An analysis of a flash flood caused by a lake-enhanced rainband is presented. The flood took place near Erie, Pennsylvania, on 17 September 1996. It was found that the flood resulted from a complex interplay of several scales of forcing that converged over the Erie region. In particular, the flood occurred during a period when 1) a lake-enhanced convective rainband pivoted over the city of Erie with the pivot point remaining quasi-stationary for about 5 h; 2) a deep, surface-based no-shear layer, favorable for the development of strong lake-induced precipitation bands, passed over the eastern portion of Lake Erie; 3) the direction of flow in the no-shear layer shifted from shore parallel to onshore at an angle that maximized frictional convergence; 4) an upper-level short-wave trough contributed to low-level convergence, lifting, and regional destabilization; and 5) a strong land–lake diurnal temperature difference produced a lake-scale disturbance that locally enhanced the low-level convergence.
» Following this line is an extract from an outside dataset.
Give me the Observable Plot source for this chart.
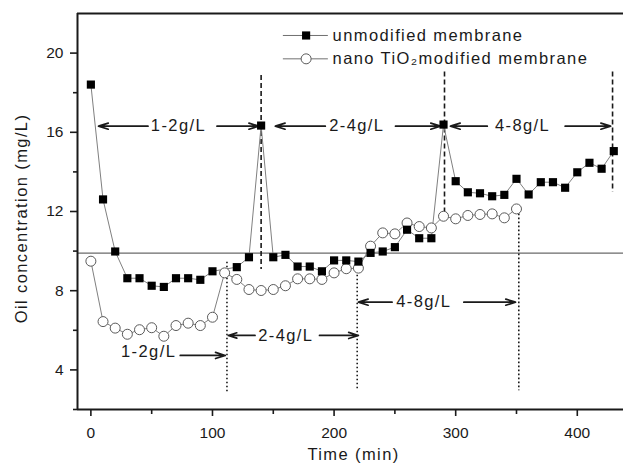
<!DOCTYPE html>
<html><head><meta charset="utf-8">
<script src="https://cdn.jsdelivr.net/npm/d3@7"></script>
<script src="https://cdn.jsdelivr.net/npm/@observablehq/plot@0.6"></script>
<style>
body{margin:0;background:#fff}
#chart svg{font-family:"Liberation Sans",Arial,sans-serif}
#chart svg text{letter-spacing:1.4px}
#chart svg g[aria-label$="tick label"] text{letter-spacing:0}
</style></head><body><div id="chart"></div>
<script>
// ---- data ----
const unmodTime = [0,10,20,30,40,50,60,70,80,90,100,120,130,140,150,160,170,180,190,200,210,220,230,240,250,260,270,280,290,300,310,320,330,340,350,360,370,380,390,400,410,420,430];
const unmodConc = [18.41,12.61,9.98,8.63,8.63,8.25,8.19,8.63,8.63,8.55,8.98,9.19,9.69,16.34,9.69,9.81,9.22,9.22,8.98,9.53,9.53,9.47,9.91,9.98,10.2,11.08,10.65,10.65,16.39,13.53,12.97,12.92,12.77,12.84,13.65,12.86,13.48,13.48,13.2,13.98,14.46,14.16,15.05];
const modTime = [0,10,20,30,40,50,60,70,80,90,100,110,120,130,140,150,160,170,180,190,200,210,220,230,240,250,260,270,280,290,300,310,320,330,340,350];
const modConc = [9.49,6.44,6.11,5.8,6.03,6.13,5.7,6.24,6.36,6.24,6.66,8.9,8.57,8.06,8.01,8.06,8.25,8.6,8.6,8.57,8.9,9.11,9.14,10.25,10.92,10.87,11.42,11.24,11.17,11.76,11.63,11.8,11.85,11.88,11.68,12.13];
const seriesNames = ["unmodified membrane", "nano TiO\u2082modified membrane"];
const xTicks = [0,100,200,300,400];
const xMinorTicks = [50,150,250,350];
const yTicks = [4,8,12,16,20];
const yMinorTicks = [2,6,10,14,18];
const xTitle = "Time (min)";
const yTitle = "Oil concentration (mg/L)";
const refLevel = 9.9;
// concentration-stage annotations
const stageLabels = ["1-2g/L","2-4g/L","4-8g/L"];
const topLabelT = [72, 218.7, 355];
const topLabelV = 16.31;
const bottomLabelT = [47.5, 160.3, 273.8];
const bottomLabelV = [4.94, 5.74, 7.42];
const topArrowFrom = [47, 103.7, 192.8, 250.5, 326, 390];
const topArrowTo = [6.3, 138, 151.7, 287.5, 295.7, 427.4];
const bottomArrowFrom = [73.5, 135, 188, 247.7, 306.7];
const bottomArrowTo = [110.5, 113, 220, 220, 349.2];
const bottomArrowV = [4.73, 5.74, 5.74, 7.42, 7.42];
const dashedT = [140, 290.8, 429];
const dashedTop = [18.87, 19.04, 19.04];
const dashedBottom = [9.07, 11.9, 12.97];
const dottedT = [111.9, 219, 351.9];
const dottedTop = [9.44, 9.19, 11.87];
const dottedBottom = [2.9, 2.95, 2.95];

const xDomain = [-11, 438];
const yDomain = [2, 22];

const unmod = unmodTime.map((t,i)=>({t, v: unmodConc[i]}));
const mod = modTime.map((t,i)=>({t, v: modConc[i]}));
const topLabels = stageLabels.map((s,i)=>({t: topLabelT[i], v: topLabelV, s}));
const bottomLabels = stageLabels.map((s,i)=>({t: bottomLabelT[i], v: bottomLabelV[i], s}));
const topArrows = topArrowFrom.map((a,i)=>({a, b: topArrowTo[i], v: topLabelV}));
const bottomArrows = bottomArrowFrom.map((a,i)=>({a, b: bottomArrowTo[i], v: bottomArrowV[i]}));
const dashed = dashedT.map((t,i)=>({t, y1: dashedTop[i], y2: dashedBottom[i]}));
const dotted = dottedT.map((t,i)=>({t, y1: dottedTop[i], y2: dottedBottom[i]}));
const legend = [{v: 20.89, s: seriesNames[0], sym: "square"}, {v: 19.71, s: seriesNames[1], sym: "circle"}];

const ink = "#1a1a1a";
const chart = Plot.plot({
  width: 623, height: 467,
  marginLeft: 77, marginRight: 0, marginTop: 13, marginBottom: 58,
  x: {domain: xDomain},
  y: {domain: yDomain},
  style: {fontSize: "15.5px", color: ink, background: "#fff", overflow: "visible"},
  marks: [
    Plot.ruleY([refLevel], {stroke: "#6a6a6a", strokeWidth: 1.2}),
    // frame
    Plot.ruleX([xDomain[0]], {stroke: ink, strokeWidth: 2}),
    Plot.ruleY([yDomain[0]], {stroke: ink, strokeWidth: 2}),
    Plot.ruleY([yDomain[1]], {stroke: ink, strokeWidth: 2}),
    // axes
    Plot.axisX({ticks: xTicks, tickSize: 7, tickPadding: 10, label: null, strokeWidth: 1.6}),
    Plot.axisX({ticks: xMinorTicks, tickSize: 5, tickFormat: () => "", label: null, strokeWidth: 1.6}),
    Plot.axisY({ticks: yTicks, tickSize: 7, tickPadding: 7, label: null, strokeWidth: 1.6}),
    Plot.axisY({ticks: yMinorTicks, tickSize: 4, tickFormat: () => "", label: null, strokeWidth: 1.6}),
    // annotation lines
    Plot.ruleX(dashed, {x: "t", y1: "y1", y2: "y2", stroke: ink, strokeWidth: 1.6, strokeDasharray: "5,3"}),
    Plot.ruleX(dotted, {x: "t", y1: "y1", y2: "y2", stroke: ink, strokeWidth: 1.6, strokeDasharray: "1.6,2.4"}),
    Plot.arrow(topArrows, {x1: "a", x2: "b", y1: "v", y2: "v", stroke: ink, strokeWidth: 1.7, headLength: 9, headAngle: 35}),
    Plot.arrow(bottomArrows, {x1: "a", x2: "b", y1: "v", y2: "v", stroke: ink, strokeWidth: 1.7, headLength: 9, headAngle: 35}),
    Plot.text(topLabels, {x: "t", y: "v", text: "s", fontSize: 16.5, fill: ink}),
    Plot.text(bottomLabels, {x: "t", y: "v", text: "s", fontSize: 16.5, fill: ink}),
    // series
    Plot.line(mod, {x: "t", y: "v", stroke: "#808080", strokeWidth: 1}),
    Plot.line(unmod, {x: "t", y: "v", stroke: "#808080", strokeWidth: 1}),
    Plot.dot(mod, {x: "t", y: "v", r: 5, symbol: "circle", fill: "#fff", stroke: "#5a5a5a", strokeWidth: 1}),
    Plot.dot(unmod, {x: "t", y: "v", r: 4.6, symbol: "square", fill: "#000", stroke: "none"}),
    // legend
    Plot.ruleY(legend, {y: "v", x1: 158.3, x2: 195.3, stroke: "#707070", strokeWidth: 1}),
    Plot.dot(legend.slice(1), {x: 177, y: "v", r: 5, symbol: "circle", fill: "#fff", stroke: "#5a5a5a", strokeWidth: 1}),
    Plot.dot(legend.slice(0,1), {x: 177, y: "v", r: 4.6, symbol: "square", fill: "#000"}),
    Plot.text(legend, {x: 198.8, y: "v", text: "s", textAnchor: "start", fontSize: 16.5, fill: ink}),
    // axis titles
    Plot.text([xTitle], {text: d => d, frameAnchor: "bottom", textAnchor: "middle", dx: 3, dy: 50, fontSize: 16.5, fill: ink}),
    Plot.text([yTitle], {text: d => d, frameAnchor: "left", textAnchor: "middle", dx: -56, dy: 7, rotate: -90, fontSize: 16.5, fill: ink})
  ]
});
document.getElementById("chart").append(chart);
</script></body></html>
Analysis of the Weather Surveillance Radar-1988 Doppler radar data from Buffalo, New York, and Cleveland, Ohio, revealed that most of the radar-derived precipitation estimates for the region were overdone except for the region affected by the quasi-stationary rainband, which was underestimated. Reconstruction of the conditions in the vicinity of the band indicate that cloud bases were considerably lower and equivalent potential temperatures higher than for the areas of precipitation farther east over northwestern Pennsylvania and southwestern New York State. It is postulated that, due to the long distance from the radar sites to the Erie area, the radar was unable to observe large amounts of cloud condensate produced by warm-rain processes below 4 km. Estimates of precipitation rates from a simple cloud model support this interpretation.